HMS Condor was a sloop of the Royal Navy, and was the lead ship of her class. She was launched on 17 December 1898, and sunk in a gale on 3 December 1901.

== Design and description ==
Condor had a displacement of 980 tonnes, a length of 204 ft, a draught of 11.4 ft, and a speed of 13.5 kn. She had a crew size of 140 servicemen.

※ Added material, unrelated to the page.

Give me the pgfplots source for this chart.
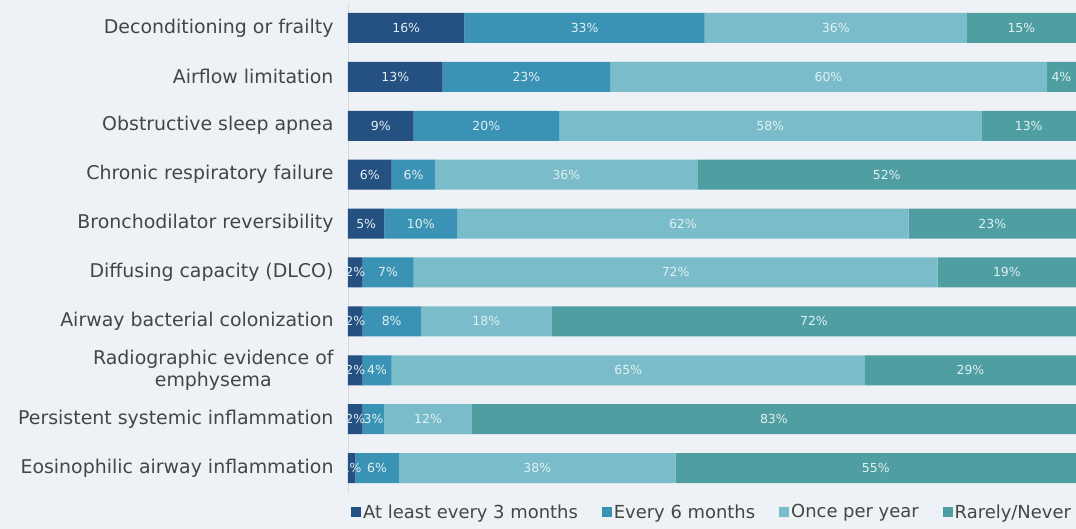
\documentclass[border=0pt]{standalone}
\usepackage{pgfplots}
\pgfplotsset{compat=1.18}
\usepackage{pgfplotstable}
\usepackage{fontspec}
\setmainfont{DejaVu Sans}

\definecolor{bgc}{HTML}{EEF1F5}
\definecolor{txt}{HTML}{454545}
\definecolor{lab}{HTML}{E2F1F3}
\definecolor{c1}{HTML}{255082}
\definecolor{c2}{HTML}{3A92B4}
\definecolor{c3}{HTML}{7ABCC9}
\definecolor{c4}{HTML}{4E9EA2}

% shares per reason, top to bottom
\pgfplotstableread{
idx a b c d
0 16 33 36 15
1 13 23 60 4
2 9 20 58 13
3 6 6 36 52
4 5 10 62 23
5 2 7 72 19
6 2 8 18 72
7 2 4 65 29
8 2 3 12 83
9 1 6 38 55
}\shares

\begin{document}
\begin{tikzpicture}
\fill[bgc] (-348bp,-36.5bp) rectangle (728bp,492.5bp);
\path[use as bounding box] (-348bp,-36.5bp) rectangle (728bp,492.5bp);
\begin{axis}[
  at={(0,0)}, anchor=south west,
  width=728bp, height=489bp, scale only axis,
  xbar stacked, bar width=30bp,
  xmin=0, xmax=100, ymin=-0.5, ymax=9.5, y dir=reverse,
  axis x line=none,
  axis y line*=left, y axis line style={draw=black!15, -},
  ytick={0,...,9}, ytick style={draw=none},
  yticklabels={Deconditioning or frailty, Airflow limitation, Obstructive sleep apnea,
    Chronic respiratory failure, Bronchodilator reversibility, Diffusing capacity (DLCO),
    Airway bacterial colonization, {Radiographic evidence of\\emphysema},
    Persistent systemic inflammation, Eosinophilic airway inflammation},
  yticklabel style={align=center, font=\fontsize{19}{23}\selectfont, text=txt, xshift=-11bp},
  point meta=rawx,
  nodes near coords={\pgfmathprintnumber[assume math mode=true]{\pgfplotspointmeta}\%},
  every node near coord/.append style={anchor=center, text=lab, inner sep=1bp,
    font=\fontsize{12.5}{14}\selectfont},
  legend style={at={(0.5,-0.04)}, anchor=center, draw=none, fill=none,
    legend columns=4, font=\fontsize{18}{20}\selectfont, text=txt,
    /tikz/every even column/.append style={column sep=22bp}},
  legend image code/.code={\fill[#1] (0bp,-5bp) rectangle (10bp,5bp);},
]
\addplot[fill=c1, draw=none] table[x=a, y=idx] {\shares};
\addplot[fill=c2, draw=none] table[x=b, y=idx] {\shares};
\addplot[fill=c3, draw=none] table[x=c, y=idx] {\shares};
\addplot[fill=c4, draw=none] table[x=d, y=idx] {\shares};
\legend{At least every 3 months, Every 6 months, Once per year, Rarely/Never}
\end{axis}
\end{tikzpicture}
\end{document}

== Construction and career ==
Condor was laid down on 1 January 1898 in Sheerness, England. She was launched on 17 December 1898, however, the Condor would not be fully completed until 1 November 1900, being commissioned that same day. On 2 December 1901, she departed from Esquimalt, British Columbia, bound for Honolulu. On 3 December, she passed through Cape Flattery, she accidentally entered into a strong gale, and sunk. After two months, on 3 February 1902, she was listed as missing in action with all hands lost.

== Wreckage discovery ==
In May 1949, 47 years after the sinking of Condor, the fishing trawler Blanco was fishing about 40 mi north of Cape Flattery, when her nets got tangled on a piece of the wreckage. The nets were pulled in, recovering Condors binnacle and other miscellaneous pieces of the ship's wreckage. The rest of the wreckage was never found.